Records from a data source:
▬▬▬▬▬▬

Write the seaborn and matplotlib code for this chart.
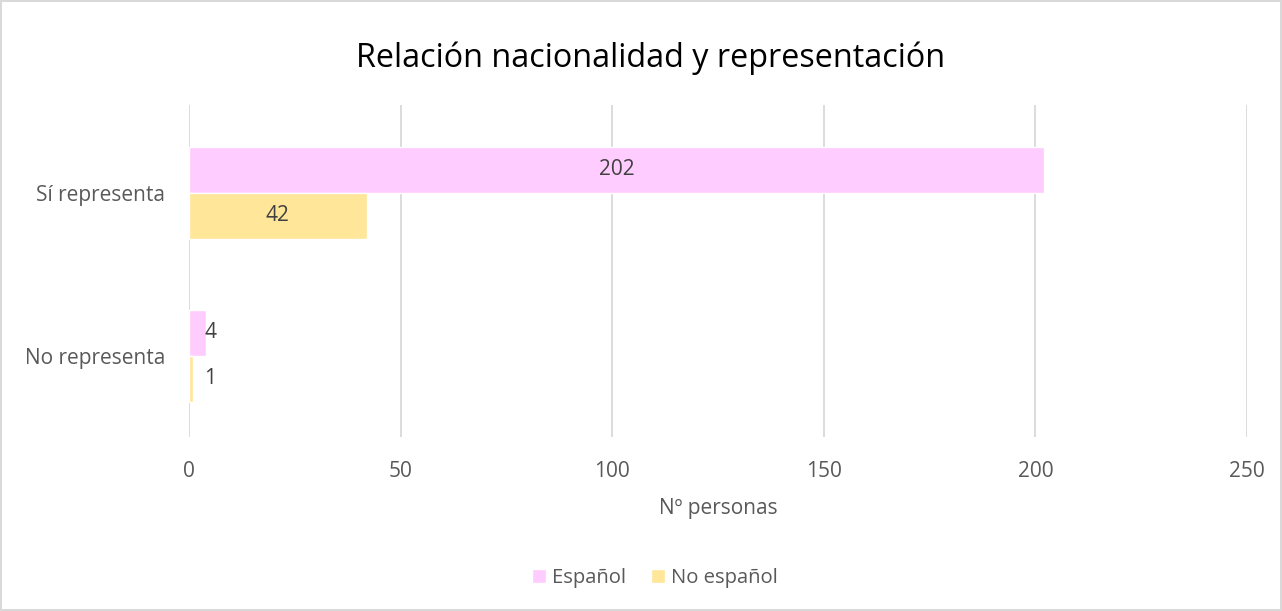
import matplotlib
matplotlib.use("Agg")
import matplotlib.pyplot as plt
import seaborn as sns
import pandas as pd

categories = ["Sí representa", "No representa"]
series = ["Español", "No español"]
espanol = [202, 4]
no_espanol = [42, 1]
xticks = [0, 50, 100, 150, 200, 250]

df = pd.DataFrame({
    "cat": categories * 2,
    "serie": [series[0]] * 2 + [series[1]] * 2,
    "val": espanol + no_espanol,
})

sns.set_theme(style="white")
plt.rcParams['font.family'] = ['Open Sans', 'DejaVu Sans']
txt = "#595959"

fig = plt.figure(figsize=(12.82, 6.11), dpi=100)
ax = fig.add_axes([189/1282, 1-437/611, (1247-189)/1282, (437-105)/611])
sns.barplot(data=df, y="cat", x="val", hue="serie", orient="h",
            palette=["#FFCCFF", "#FFE699"], saturation=1, width=0.565, ax=ax,
            order=categories, hue_order=series, legend=True)
ax.set_ylim(1.5, -0.54)

# small values: labels placed just right of the longest small bar in the group
small_x = {}
for cont in ax.containers:
    for r in cont:
        if r.get_width() <= 20:
            key = int(r.get_y() + r.get_height() / 2 > 0.5)
            small_x[key] = max(small_x.get(key, 0), r.get_width())

for cont in ax.containers:
    vals = [r.get_width() for r in cont]
    ax.bar_label(cont, labels=[f"{v:.0f}" if v > 20 else "" for v in vals],
                 label_type="center", fontsize=15, color="#404040")
    for r, v in zip(cont, vals):
        if v <= 20:
            yc = r.get_y() + r.get_height() / 2
            key = int(yc > 0.5)
            ax.annotate(f"{v:.0f}", xy=(small_x[key], yc), xytext=(-1, 0),
                        textcoords="offset points", ha="left", va="center",
                        fontsize=15, color="#404040")

ax.set_xlim(0, 250)
ax.set_xticks(xticks)
ax.set_xticklabels([str(t) for t in xticks])
ax.tick_params(axis="both", labelsize=15, colors=txt, length=0)
ax.tick_params(axis="x", pad=17)
ax.tick_params(axis="y", pad=17)
ax.xaxis.grid(True, color="#D9D9D9", linewidth=1.3)
ax.set_axisbelow(True)
for s in ax.spines.values():
    s.set_visible(False)
ax.set_ylabel("")
ax.set_xlabel("Nº personas", fontsize=15, color=txt, labelpad=12)

leg = ax.legend(loc="center", frameon=False,
                ncol=2, fontsize=14.6, handlelength=0.7, handleheight=0.7,
                columnspacing=1.2, handletextpad=0.3, labelcolor=txt)
leg.set_bbox_to_anchor((655/1282, 1-578/611), transform=fig.transFigure)

fig.text(651/1282, 1-58/611, "Relación nacionalidad y representación",
         ha="center", va="center", fontsize=23.3, color="#000000")

fig.patch.set_edgecolor("#D9D9D9")
fig.patch.set_linewidth(1.5)
fig.savefig("out.png", dpi=100)
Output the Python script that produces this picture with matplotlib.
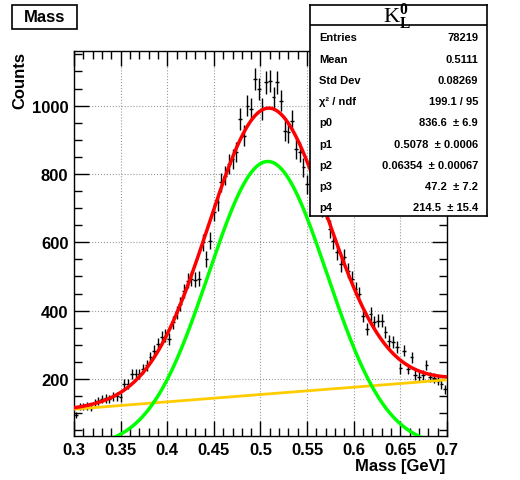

▬▬▬▬▬▬

The request:
Without including the pictures, return each record above exactly as it stands.

Exercise answer:
Write the seaborn and matplotlib code for this chart.
import matplotlib
matplotlib.use("Agg")
import matplotlib.pyplot as plt
import seaborn as sns
import pandas as pd

categories = ["Sí representa", "No representa"]
series = ["Español", "No español"]
espanol = [202, 4]
no_espanol = [42, 1]
xticks = [0, 50, 100, 150, 200, 250]

df = pd.DataFrame({
    "cat": categories * 2,
    "serie": [series[0]] * 2 + [series[1]] * 2,
    "val": espanol + no_espanol,
})

sns.set_theme(style="white")
plt.rcParams['font.family'] = ['Open Sans', 'DejaVu Sans']
txt = "#595959"

fig = plt.figure(figsize=(12.82, 6.11), dpi=100)
ax = fig.add_axes([189/1282, 1-437/611, (1247-189)/1282, (437-105)/611])
sns.barplot(data=df, y="cat", x="val", hue="serie", orient="h",
            palette=["#FFCCFF", "#FFE699"], saturation=1, width=0.565, ax=ax,
            order=categories, hue_order=series, legend=True)
ax.set_ylim(1.5, -0.54)

# small values: labels placed just right of the longest small bar in the group
small_x = {}
for cont in ax.containers:
    for r in cont:
        if r.get_width() <= 20:
            key = int(r.get_y() + r.get_height() / 2 > 0.5)
            small_x[key] = max(small_x.get(key, 0), r.get_width())

for cont in ax.containers:
    vals = [r.get_width() for r in cont]
    ax.bar_label(cont, labels=[f"{v:.0f}" if v > 20 else "" for v in vals],
                 label_type="center", fontsize=15, color="#404040")
    for r, v in zip(cont, vals):
        if v <= 20:
            yc = r.get_y() + r.get_height() / 2
            key = int(yc > 0.5)
            ax.annotate(f"{v:.0f}", xy=(small_x[key], yc), xytext=(-1, 0),
                        textcoords="offset points", ha="left", va="center",
                        fontsize=15, color="#404040")

ax.set_xlim(0, 250)
ax.set_xticks(xticks)
ax.set_xticklabels([str(t) for t in xticks])
ax.tick_params(axis="both", labelsize=15, colors=txt, length=0)
ax.tick_params(axis="x", pad=17)
ax.tick_params(axis="y", pad=17)
ax.xaxis.grid(True, color="#D9D9D9", linewidth=1.3)
ax.set_axisbelow(True)
for s in ax.spines.values():
    s.set_visible(False)
ax.set_ylabel("")
ax.set_xlabel("Nº personas", fontsize=15, color=txt, labelpad=12)

leg = ax.legend(loc="center", frameon=False,
                ncol=2, fontsize=14.6, handlelength=0.7, handleheight=0.7,
                columnspacing=1.2, handletextpad=0.3, labelcolor=txt)
leg.set_bbox_to_anchor((655/1282, 1-578/611), transform=fig.transFigure)

fig.text(651/1282, 1-58/611, "Relación nacionalidad y representación",
         ha="center", va="center", fontsize=23.3, color="#000000")

fig.patch.set_edgecolor("#D9D9D9")
fig.patch.set_linewidth(1.5)
fig.savefig("out.png", dpi=100)
Output the Python script that produces this picture with matplotlib.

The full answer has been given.